Write out the material exactly. Do not include the pictures.
** Start MATERIALS PROVIDED **
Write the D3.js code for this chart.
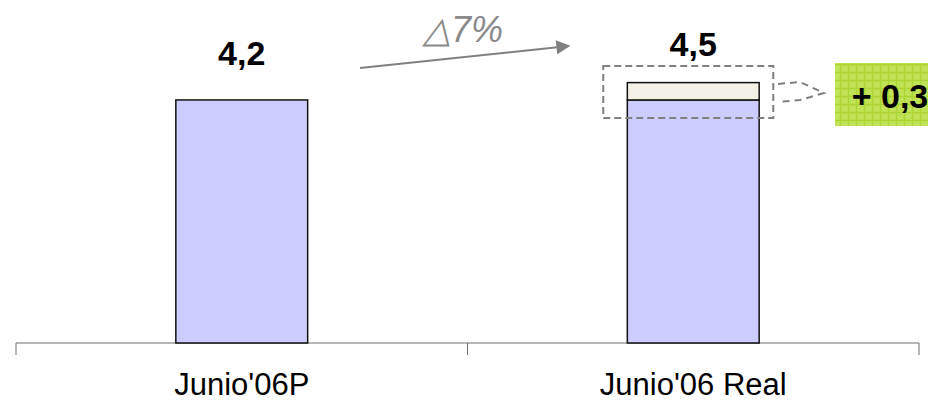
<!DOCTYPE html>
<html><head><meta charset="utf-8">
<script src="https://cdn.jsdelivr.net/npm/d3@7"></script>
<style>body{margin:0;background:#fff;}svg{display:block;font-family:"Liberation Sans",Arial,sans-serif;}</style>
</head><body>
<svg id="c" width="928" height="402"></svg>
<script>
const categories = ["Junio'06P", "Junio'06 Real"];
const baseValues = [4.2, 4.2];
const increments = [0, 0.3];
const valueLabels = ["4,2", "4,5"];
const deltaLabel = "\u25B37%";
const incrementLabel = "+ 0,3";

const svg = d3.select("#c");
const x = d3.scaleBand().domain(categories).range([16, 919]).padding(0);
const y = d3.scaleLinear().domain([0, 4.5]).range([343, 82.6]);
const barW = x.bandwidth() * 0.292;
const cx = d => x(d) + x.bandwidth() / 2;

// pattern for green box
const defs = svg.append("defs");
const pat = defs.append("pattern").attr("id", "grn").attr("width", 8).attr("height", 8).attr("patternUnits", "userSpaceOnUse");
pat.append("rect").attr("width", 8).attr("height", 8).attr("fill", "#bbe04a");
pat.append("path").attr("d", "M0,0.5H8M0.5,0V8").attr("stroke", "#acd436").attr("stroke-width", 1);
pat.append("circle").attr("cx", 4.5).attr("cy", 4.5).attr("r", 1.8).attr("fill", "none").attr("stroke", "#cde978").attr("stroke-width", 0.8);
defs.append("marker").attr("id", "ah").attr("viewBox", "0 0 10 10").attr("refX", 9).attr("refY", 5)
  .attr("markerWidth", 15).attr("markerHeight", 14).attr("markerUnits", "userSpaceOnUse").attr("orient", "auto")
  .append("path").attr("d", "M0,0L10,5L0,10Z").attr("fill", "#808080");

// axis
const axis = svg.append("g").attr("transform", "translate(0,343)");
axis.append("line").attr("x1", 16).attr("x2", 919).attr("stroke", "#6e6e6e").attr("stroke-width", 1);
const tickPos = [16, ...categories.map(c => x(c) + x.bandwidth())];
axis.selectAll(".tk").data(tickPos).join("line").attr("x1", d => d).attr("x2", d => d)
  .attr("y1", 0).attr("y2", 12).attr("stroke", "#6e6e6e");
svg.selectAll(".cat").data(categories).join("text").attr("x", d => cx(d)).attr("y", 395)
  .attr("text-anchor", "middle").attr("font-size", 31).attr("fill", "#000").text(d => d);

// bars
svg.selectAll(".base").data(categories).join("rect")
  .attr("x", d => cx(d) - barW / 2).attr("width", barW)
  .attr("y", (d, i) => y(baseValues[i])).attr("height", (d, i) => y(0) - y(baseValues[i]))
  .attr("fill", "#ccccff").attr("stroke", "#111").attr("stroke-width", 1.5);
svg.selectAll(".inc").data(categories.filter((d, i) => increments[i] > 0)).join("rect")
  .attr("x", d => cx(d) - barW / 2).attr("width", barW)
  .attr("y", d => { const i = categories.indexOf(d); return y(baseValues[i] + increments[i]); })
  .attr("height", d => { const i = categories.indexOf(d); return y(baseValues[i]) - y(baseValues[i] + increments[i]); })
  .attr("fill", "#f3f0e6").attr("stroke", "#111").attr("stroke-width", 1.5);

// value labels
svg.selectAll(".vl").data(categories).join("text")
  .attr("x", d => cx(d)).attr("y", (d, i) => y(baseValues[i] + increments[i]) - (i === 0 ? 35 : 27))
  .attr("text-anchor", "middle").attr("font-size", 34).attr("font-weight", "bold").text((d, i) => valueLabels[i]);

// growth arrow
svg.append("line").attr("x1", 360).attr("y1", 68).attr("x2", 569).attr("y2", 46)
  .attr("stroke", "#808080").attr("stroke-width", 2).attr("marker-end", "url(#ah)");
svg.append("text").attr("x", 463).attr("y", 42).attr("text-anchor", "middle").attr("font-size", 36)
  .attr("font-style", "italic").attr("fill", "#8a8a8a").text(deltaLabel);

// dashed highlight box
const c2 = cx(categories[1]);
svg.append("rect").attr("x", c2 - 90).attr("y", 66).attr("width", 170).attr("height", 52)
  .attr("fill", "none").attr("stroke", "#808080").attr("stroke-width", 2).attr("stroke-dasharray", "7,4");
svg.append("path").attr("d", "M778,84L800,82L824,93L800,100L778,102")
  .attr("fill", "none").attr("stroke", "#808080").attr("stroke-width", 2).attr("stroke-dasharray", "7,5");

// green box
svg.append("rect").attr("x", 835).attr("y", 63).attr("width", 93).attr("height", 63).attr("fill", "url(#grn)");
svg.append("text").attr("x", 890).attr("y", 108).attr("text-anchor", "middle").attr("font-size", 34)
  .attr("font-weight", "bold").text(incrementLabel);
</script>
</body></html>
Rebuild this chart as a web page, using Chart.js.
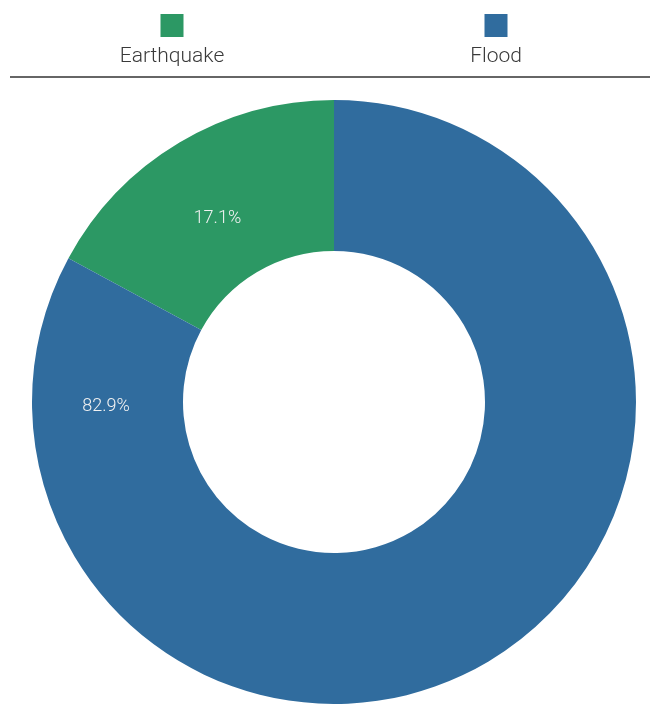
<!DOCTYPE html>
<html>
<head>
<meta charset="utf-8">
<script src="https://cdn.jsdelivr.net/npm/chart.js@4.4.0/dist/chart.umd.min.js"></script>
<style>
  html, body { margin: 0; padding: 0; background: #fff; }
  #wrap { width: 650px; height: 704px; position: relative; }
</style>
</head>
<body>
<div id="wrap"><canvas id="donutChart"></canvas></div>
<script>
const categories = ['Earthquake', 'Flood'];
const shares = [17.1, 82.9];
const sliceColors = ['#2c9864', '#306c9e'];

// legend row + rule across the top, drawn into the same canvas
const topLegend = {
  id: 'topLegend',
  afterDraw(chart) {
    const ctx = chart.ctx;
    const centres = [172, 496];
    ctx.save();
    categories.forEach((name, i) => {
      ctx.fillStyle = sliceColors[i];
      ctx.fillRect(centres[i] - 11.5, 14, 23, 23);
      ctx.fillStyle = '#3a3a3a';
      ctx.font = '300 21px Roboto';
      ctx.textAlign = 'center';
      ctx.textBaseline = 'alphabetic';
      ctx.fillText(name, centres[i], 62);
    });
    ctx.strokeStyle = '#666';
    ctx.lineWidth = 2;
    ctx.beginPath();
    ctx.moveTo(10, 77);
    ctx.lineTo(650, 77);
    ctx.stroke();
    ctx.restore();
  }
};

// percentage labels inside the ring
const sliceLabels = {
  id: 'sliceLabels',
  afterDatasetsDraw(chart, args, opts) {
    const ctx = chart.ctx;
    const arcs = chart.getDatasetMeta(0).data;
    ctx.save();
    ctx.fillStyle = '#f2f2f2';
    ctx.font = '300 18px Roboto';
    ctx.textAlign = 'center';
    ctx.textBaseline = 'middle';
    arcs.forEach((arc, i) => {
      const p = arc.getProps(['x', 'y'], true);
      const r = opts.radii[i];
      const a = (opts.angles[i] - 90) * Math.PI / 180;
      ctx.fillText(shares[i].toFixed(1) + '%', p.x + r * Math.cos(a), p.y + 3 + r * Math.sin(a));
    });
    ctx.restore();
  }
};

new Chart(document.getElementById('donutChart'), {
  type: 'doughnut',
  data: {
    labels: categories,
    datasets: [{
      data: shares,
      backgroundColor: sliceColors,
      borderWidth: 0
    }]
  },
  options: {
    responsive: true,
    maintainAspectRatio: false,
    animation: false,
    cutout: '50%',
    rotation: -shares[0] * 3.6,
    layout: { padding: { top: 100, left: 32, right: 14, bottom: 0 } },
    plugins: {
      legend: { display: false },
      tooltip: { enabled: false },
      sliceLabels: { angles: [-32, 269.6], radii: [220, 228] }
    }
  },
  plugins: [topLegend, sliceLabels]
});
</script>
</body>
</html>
** End MATERIALS PROVIDED **
■ **RESPONSE TO THE EXERCISE**:
Write the D3.js code for this chart.
<!DOCTYPE html>
<html><head><meta charset="utf-8">
<script src="https://cdn.jsdelivr.net/npm/d3@7"></script>
<style>body{margin:0;background:#fff;}svg{display:block;font-family:"Liberation Sans",Arial,sans-serif;}</style>
</head><body>
<svg id="c" width="928" height="402"></svg>
<script>
const categories = ["Junio'06P", "Junio'06 Real"];
const baseValues = [4.2, 4.2];
const increments = [0, 0.3];
const valueLabels = ["4,2", "4,5"];
const deltaLabel = "\u25B37%";
const incrementLabel = "+ 0,3";

const svg = d3.select("#c");
const x = d3.scaleBand().domain(categories).range([16, 919]).padding(0);
const y = d3.scaleLinear().domain([0, 4.5]).range([343, 82.6]);
const barW = x.bandwidth() * 0.292;
const cx = d => x(d) + x.bandwidth() / 2;

// pattern for green box
const defs = svg.append("defs");
const pat = defs.append("pattern").attr("id", "grn").attr("width", 8).attr("height", 8).attr("patternUnits", "userSpaceOnUse");
pat.append("rect").attr("width", 8).attr("height", 8).attr("fill", "#bbe04a");
pat.append("path").attr("d", "M0,0.5H8M0.5,0V8").attr("stroke", "#acd436").attr("stroke-width", 1);
pat.append("circle").attr("cx", 4.5).attr("cy", 4.5).attr("r", 1.8).attr("fill", "none").attr("stroke", "#cde978").attr("stroke-width", 0.8);
defs.append("marker").attr("id", "ah").attr("viewBox", "0 0 10 10").attr("refX", 9).attr("refY", 5)
  .attr("markerWidth", 15).attr("markerHeight", 14).attr("markerUnits", "userSpaceOnUse").attr("orient", "auto")
  .append("path").attr("d", "M0,0L10,5L0,10Z").attr("fill", "#808080");

// axis
const axis = svg.append("g").attr("transform", "translate(0,343)");
axis.append("line").attr("x1", 16).attr("x2", 919).attr("stroke", "#6e6e6e").attr("stroke-width", 1);
const tickPos = [16, ...categories.map(c => x(c) + x.bandwidth())];
axis.selectAll(".tk").data(tickPos).join("line").attr("x1", d => d).attr("x2", d => d)
  .attr("y1", 0).attr("y2", 12).attr("stroke", "#6e6e6e");
svg.selectAll(".cat").data(categories).join("text").attr("x", d => cx(d)).attr("y", 395)
  .attr("text-anchor", "middle").attr("font-size", 31).attr("fill", "#000").text(d => d);

// bars
svg.selectAll(".base").data(categories).join("rect")
  .attr("x", d => cx(d) - barW / 2).attr("width", barW)
  .attr("y", (d, i) => y(baseValues[i])).attr("height", (d, i) => y(0) - y(baseValues[i]))
  .attr("fill", "#ccccff").attr("stroke", "#111").attr("stroke-width", 1.5);
svg.selectAll(".inc").data(categories.filter((d, i) => increments[i] > 0)).join("rect")
  .attr("x", d => cx(d) - barW / 2).attr("width", barW)
  .attr("y", d => { const i = categories.indexOf(d); return y(baseValues[i] + increments[i]); })
  .attr("height", d => { const i = categories.indexOf(d); return y(baseValues[i]) - y(baseValues[i] + increments[i]); })
  .attr("fill", "#f3f0e6").attr("stroke", "#111").attr("stroke-width", 1.5);

// value labels
svg.selectAll(".vl").data(categories).join("text")
  .attr("x", d => cx(d)).attr("y", (d, i) => y(baseValues[i] + increments[i]) - (i === 0 ? 35 : 27))
  .attr("text-anchor", "middle").attr("font-size", 34).attr("font-weight", "bold").text((d, i) => valueLabels[i]);

// growth arrow
svg.append("line").attr("x1", 360).attr("y1", 68).attr("x2", 569).attr("y2", 46)
  .attr("stroke", "#808080").attr("stroke-width", 2).attr("marker-end", "url(#ah)");
svg.append("text").attr("x", 463).attr("y", 42).attr("text-anchor", "middle").attr("font-size", 36)
  .attr("font-style", "italic").attr("fill", "#8a8a8a").text(deltaLabel);

// dashed highlight box
const c2 = cx(categories[1]);
svg.append("rect").attr("x", c2 - 90).attr("y", 66).attr("width", 170).attr("height", 52)
  .attr("fill", "none").attr("stroke", "#808080").attr("stroke-width", 2).attr("stroke-dasharray", "7,4");
svg.append("path").attr("d", "M778,84L800,82L824,93L800,100L778,102")
  .attr("fill", "none").attr("stroke", "#808080").attr("stroke-width", 2).attr("stroke-dasharray", "7,5");

// green box
svg.append("rect").attr("x", 835).attr("y", 63).attr("width", 93).attr("height", 63).attr("fill", "url(#grn)");
svg.append("text").attr("x", 890).attr("y", 108).attr("text-anchor", "middle").attr("font-size", 34)
  .attr("font-weight", "bold").text(incrementLabel);
</script>
</body></html>
Rebuild this chart as a web page, using Chart.js.
<!DOCTYPE html>
<html>
<head>
<meta charset="utf-8">
<script src="https://cdn.jsdelivr.net/npm/chart.js@4.4.0/dist/chart.umd.min.js"></script>
<style>
  html, body { margin: 0; padding: 0; background: #fff; }
  #wrap { width: 650px; height: 704px; position: relative; }
</style>
</head>
<body>
<div id="wrap"><canvas id="donutChart"></canvas></div>
<script>
const categories = ['Earthquake', 'Flood'];
const shares = [17.1, 82.9];
const sliceColors = ['#2c9864', '#306c9e'];

// legend row + rule across the top, drawn into the same canvas
const topLegend = {
  id: 'topLegend',
  afterDraw(chart) {
    const ctx = chart.ctx;
    const centres = [172, 496];
    ctx.save();
    categories.forEach((name, i) => {
      ctx.fillStyle = sliceColors[i];
      ctx.fillRect(centres[i] - 11.5, 14, 23, 23);
      ctx.fillStyle = '#3a3a3a';
      ctx.font = '300 21px Roboto';
      ctx.textAlign = 'center';
      ctx.textBaseline = 'alphabetic';
      ctx.fillText(name, centres[i], 62);
    });
    ctx.strokeStyle = '#666';
    ctx.lineWidth = 2;
    ctx.beginPath();
    ctx.moveTo(10, 77);
    ctx.lineTo(650, 77);
    ctx.stroke();
    ctx.restore();
  }
};

// percentage labels inside the ring
const sliceLabels = {
  id: 'sliceLabels',
  afterDatasetsDraw(chart, args, opts) {
    const ctx = chart.ctx;
    const arcs = chart.getDatasetMeta(0).data;
    ctx.save();
    ctx.fillStyle = '#f2f2f2';
    ctx.font = '300 18px Roboto';
    ctx.textAlign = 'center';
    ctx.textBaseline = 'middle';
    arcs.forEach((arc, i) => {
      const p = arc.getProps(['x', 'y'], true);
      const r = opts.radii[i];
      const a = (opts.angles[i] - 90) * Math.PI / 180;
      ctx.fillText(shares[i].toFixed(1) + '%', p.x + r * Math.cos(a), p.y + 3 + r * Math.sin(a));
    });
    ctx.restore();
  }
};

new Chart(document.getElementById('donutChart'), {
  type: 'doughnut',
  data: {
    labels: categories,
    datasets: [{
      data: shares,
      backgroundColor: sliceColors,
      borderWidth: 0
    }]
  },
  options: {
    responsive: true,
    maintainAspectRatio: false,
    animation: false,
    cutout: '50%',
    rotation: -shares[0] * 3.6,
    layout: { padding: { top: 100, left: 32, right: 14, bottom: 0 } },
    plugins: {
      legend: { display: false },
      tooltip: { enabled: false },
      sliceLabels: { angles: [-32, 269.6], radii: [220, 228] }
    }
  },
  plugins: [topLegend, sliceLabels]
});
</script>
</body>
</html>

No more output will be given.